Start of SOURCE EXCERPT

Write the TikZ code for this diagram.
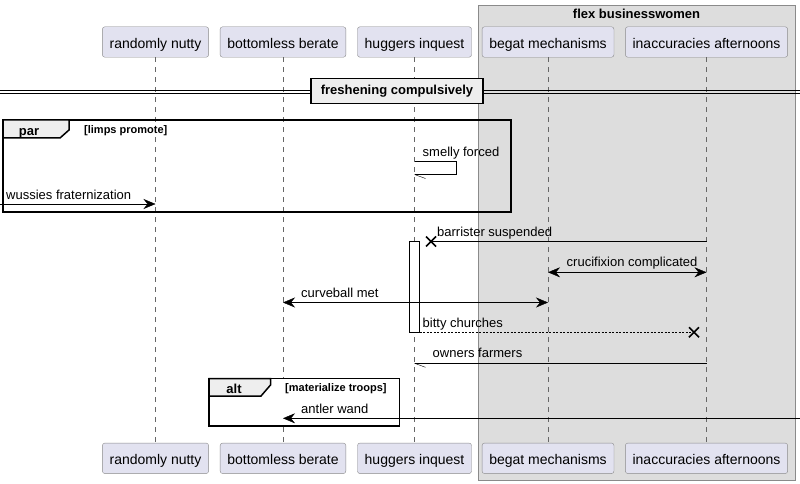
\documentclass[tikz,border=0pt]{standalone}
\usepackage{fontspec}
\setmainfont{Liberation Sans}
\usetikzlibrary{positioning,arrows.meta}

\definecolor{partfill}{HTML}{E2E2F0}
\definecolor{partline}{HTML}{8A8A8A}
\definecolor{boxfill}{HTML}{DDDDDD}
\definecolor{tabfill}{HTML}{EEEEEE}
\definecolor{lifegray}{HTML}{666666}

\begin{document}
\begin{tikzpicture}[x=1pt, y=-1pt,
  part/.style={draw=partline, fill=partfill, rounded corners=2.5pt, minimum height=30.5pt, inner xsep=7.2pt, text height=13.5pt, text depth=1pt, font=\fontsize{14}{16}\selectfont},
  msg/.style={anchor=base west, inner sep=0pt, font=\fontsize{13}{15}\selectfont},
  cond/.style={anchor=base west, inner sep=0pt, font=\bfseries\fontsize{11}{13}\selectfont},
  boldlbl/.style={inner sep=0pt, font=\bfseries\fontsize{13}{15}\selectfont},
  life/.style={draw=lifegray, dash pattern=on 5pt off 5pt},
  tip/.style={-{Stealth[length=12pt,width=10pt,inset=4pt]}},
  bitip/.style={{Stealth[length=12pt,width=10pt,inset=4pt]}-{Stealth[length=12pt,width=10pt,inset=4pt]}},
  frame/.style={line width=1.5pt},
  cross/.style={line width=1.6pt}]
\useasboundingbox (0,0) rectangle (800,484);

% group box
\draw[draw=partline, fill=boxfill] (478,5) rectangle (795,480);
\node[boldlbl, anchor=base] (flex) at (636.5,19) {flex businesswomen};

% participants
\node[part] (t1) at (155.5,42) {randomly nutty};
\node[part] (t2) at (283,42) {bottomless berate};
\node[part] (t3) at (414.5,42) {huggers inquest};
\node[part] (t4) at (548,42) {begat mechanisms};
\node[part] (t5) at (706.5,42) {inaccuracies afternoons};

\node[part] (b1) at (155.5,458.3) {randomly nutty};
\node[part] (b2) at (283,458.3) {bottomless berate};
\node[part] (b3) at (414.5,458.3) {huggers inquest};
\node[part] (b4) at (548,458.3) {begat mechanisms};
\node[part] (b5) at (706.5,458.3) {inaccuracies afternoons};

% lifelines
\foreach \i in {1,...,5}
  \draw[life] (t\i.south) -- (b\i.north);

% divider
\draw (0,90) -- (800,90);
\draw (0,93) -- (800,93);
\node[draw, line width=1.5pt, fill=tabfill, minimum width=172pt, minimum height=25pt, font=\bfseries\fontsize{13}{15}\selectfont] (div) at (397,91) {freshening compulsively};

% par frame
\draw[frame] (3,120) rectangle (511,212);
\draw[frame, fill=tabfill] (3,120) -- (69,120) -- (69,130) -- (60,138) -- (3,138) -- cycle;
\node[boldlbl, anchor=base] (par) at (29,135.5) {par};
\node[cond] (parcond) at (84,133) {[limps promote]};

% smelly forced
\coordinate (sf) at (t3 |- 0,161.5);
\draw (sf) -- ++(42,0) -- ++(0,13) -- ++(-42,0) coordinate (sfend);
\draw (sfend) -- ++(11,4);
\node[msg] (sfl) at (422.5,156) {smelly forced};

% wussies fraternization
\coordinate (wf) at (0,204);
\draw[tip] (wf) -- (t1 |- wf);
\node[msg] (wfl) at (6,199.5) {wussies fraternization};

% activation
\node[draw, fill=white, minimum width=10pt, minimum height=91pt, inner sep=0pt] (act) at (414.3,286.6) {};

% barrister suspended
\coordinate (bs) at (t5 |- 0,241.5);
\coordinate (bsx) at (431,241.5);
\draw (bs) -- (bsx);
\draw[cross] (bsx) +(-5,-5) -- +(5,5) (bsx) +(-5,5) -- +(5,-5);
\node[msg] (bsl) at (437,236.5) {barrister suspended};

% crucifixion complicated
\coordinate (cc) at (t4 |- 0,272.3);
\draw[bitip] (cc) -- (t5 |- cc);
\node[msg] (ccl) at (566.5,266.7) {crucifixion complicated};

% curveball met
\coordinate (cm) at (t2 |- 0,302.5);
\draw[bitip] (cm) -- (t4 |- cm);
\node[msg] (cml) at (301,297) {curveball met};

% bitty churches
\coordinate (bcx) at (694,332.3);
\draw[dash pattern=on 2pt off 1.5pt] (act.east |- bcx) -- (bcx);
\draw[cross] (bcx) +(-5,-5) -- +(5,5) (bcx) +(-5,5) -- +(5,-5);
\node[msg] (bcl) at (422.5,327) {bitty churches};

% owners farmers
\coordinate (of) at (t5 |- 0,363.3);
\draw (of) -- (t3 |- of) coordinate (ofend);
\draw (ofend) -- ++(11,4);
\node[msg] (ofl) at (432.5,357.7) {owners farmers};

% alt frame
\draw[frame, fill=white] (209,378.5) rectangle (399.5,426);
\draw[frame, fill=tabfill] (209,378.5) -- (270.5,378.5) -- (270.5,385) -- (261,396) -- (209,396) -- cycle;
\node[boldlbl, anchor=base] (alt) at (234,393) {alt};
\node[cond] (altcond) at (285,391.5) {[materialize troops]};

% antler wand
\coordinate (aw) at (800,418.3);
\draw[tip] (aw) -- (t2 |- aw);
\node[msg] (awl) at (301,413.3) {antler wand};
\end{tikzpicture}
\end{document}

End of SOURCE EXCERPT

- EXERCISE DESCRIPTION -
Leave out all pictures, then copy the remaining material exactly.

- FINAL ANSWER -
Write the TikZ code for this diagram.
\documentclass[tikz,border=0pt]{standalone}
\usepackage{fontspec}
\setmainfont{Liberation Sans}
\usetikzlibrary{positioning,arrows.meta}

\definecolor{partfill}{HTML}{E2E2F0}
\definecolor{partline}{HTML}{8A8A8A}
\definecolor{boxfill}{HTML}{DDDDDD}
\definecolor{tabfill}{HTML}{EEEEEE}
\definecolor{lifegray}{HTML}{666666}

\begin{document}
\begin{tikzpicture}[x=1pt, y=-1pt,
  part/.style={draw=partline, fill=partfill, rounded corners=2.5pt, minimum height=30.5pt, inner xsep=7.2pt, text height=13.5pt, text depth=1pt, font=\fontsize{14}{16}\selectfont},
  msg/.style={anchor=base west, inner sep=0pt, font=\fontsize{13}{15}\selectfont},
  cond/.style={anchor=base west, inner sep=0pt, font=\bfseries\fontsize{11}{13}\selectfont},
  boldlbl/.style={inner sep=0pt, font=\bfseries\fontsize{13}{15}\selectfont},
  life/.style={draw=lifegray, dash pattern=on 5pt off 5pt},
  tip/.style={-{Stealth[length=12pt,width=10pt,inset=4pt]}},
  bitip/.style={{Stealth[length=12pt,width=10pt,inset=4pt]}-{Stealth[length=12pt,width=10pt,inset=4pt]}},
  frame/.style={line width=1.5pt},
  cross/.style={line width=1.6pt}]
\useasboundingbox (0,0) rectangle (800,484);

% group box
\draw[draw=partline, fill=boxfill] (478,5) rectangle (795,480);
\node[boldlbl, anchor=base] (flex) at (636.5,19) {flex businesswomen};

% participants
\node[part] (t1) at (155.5,42) {randomly nutty};
\node[part] (t2) at (283,42) {bottomless berate};
\node[part] (t3) at (414.5,42) {huggers inquest};
\node[part] (t4) at (548,42) {begat mechanisms};
\node[part] (t5) at (706.5,42) {inaccuracies afternoons};

\node[part] (b1) at (155.5,458.3) {randomly nutty};
\node[part] (b2) at (283,458.3) {bottomless berate};
\node[part] (b3) at (414.5,458.3) {huggers inquest};
\node[part] (b4) at (548,458.3) {begat mechanisms};
\node[part] (b5) at (706.5,458.3) {inaccuracies afternoons};

% lifelines
\foreach \i in {1,...,5}
  \draw[life] (t\i.south) -- (b\i.north);

% divider
\draw (0,90) -- (800,90);
\draw (0,93) -- (800,93);
\node[draw, line width=1.5pt, fill=tabfill, minimum width=172pt, minimum height=25pt, font=\bfseries\fontsize{13}{15}\selectfont] (div) at (397,91) {freshening compulsively};

% par frame
\draw[frame] (3,120) rectangle (511,212);
\draw[frame, fill=tabfill] (3,120) -- (69,120) -- (69,130) -- (60,138) -- (3,138) -- cycle;
\node[boldlbl, anchor=base] (par) at (29,135.5) {par};
\node[cond] (parcond) at (84,133) {[limps promote]};

% smelly forced
\coordinate (sf) at (t3 |- 0,161.5);
\draw (sf) -- ++(42,0) -- ++(0,13) -- ++(-42,0) coordinate (sfend);
\draw (sfend) -- ++(11,4);
\node[msg] (sfl) at (422.5,156) {smelly forced};

% wussies fraternization
\coordinate (wf) at (0,204);
\draw[tip] (wf) -- (t1 |- wf);
\node[msg] (wfl) at (6,199.5) {wussies fraternization};

% activation
\node[draw, fill=white, minimum width=10pt, minimum height=91pt, inner sep=0pt] (act) at (414.3,286.6) {};

% barrister suspended
\coordinate (bs) at (t5 |- 0,241.5);
\coordinate (bsx) at (431,241.5);
\draw (bs) -- (bsx);
\draw[cross] (bsx) +(-5,-5) -- +(5,5) (bsx) +(-5,5) -- +(5,-5);
\node[msg] (bsl) at (437,236.5) {barrister suspended};

% crucifixion complicated
\coordinate (cc) at (t4 |- 0,272.3);
\draw[bitip] (cc) -- (t5 |- cc);
\node[msg] (ccl) at (566.5,266.7) {crucifixion complicated};

% curveball met
\coordinate (cm) at (t2 |- 0,302.5);
\draw[bitip] (cm) -- (t4 |- cm);
\node[msg] (cml) at (301,297) {curveball met};

% bitty churches
\coordinate (bcx) at (694,332.3);
\draw[dash pattern=on 2pt off 1.5pt] (act.east |- bcx) -- (bcx);
\draw[cross] (bcx) +(-5,-5) -- +(5,5) (bcx) +(-5,5) -- +(5,-5);
\node[msg] (bcl) at (422.5,327) {bitty churches};

% owners farmers
\coordinate (of) at (t5 |- 0,363.3);
\draw (of) -- (t3 |- of) coordinate (ofend);
\draw (ofend) -- ++(11,4);
\node[msg] (ofl) at (432.5,357.7) {owners farmers};

% alt frame
\draw[frame, fill=white] (209,378.5) rectangle (399.5,426);
\draw[frame, fill=tabfill] (209,378.5) -- (270.5,378.5) -- (270.5,385) -- (261,396) -- (209,396) -- cycle;
\node[boldlbl, anchor=base] (alt) at (234,393) {alt};
\node[cond] (altcond) at (285,391.5) {[materialize troops]};

% antler wand
\coordinate (aw) at (800,418.3);
\draw[tip] (aw) -- (t2 |- aw);
\node[msg] (awl) at (301,413.3) {antler wand};
\end{tikzpicture}
\end{document}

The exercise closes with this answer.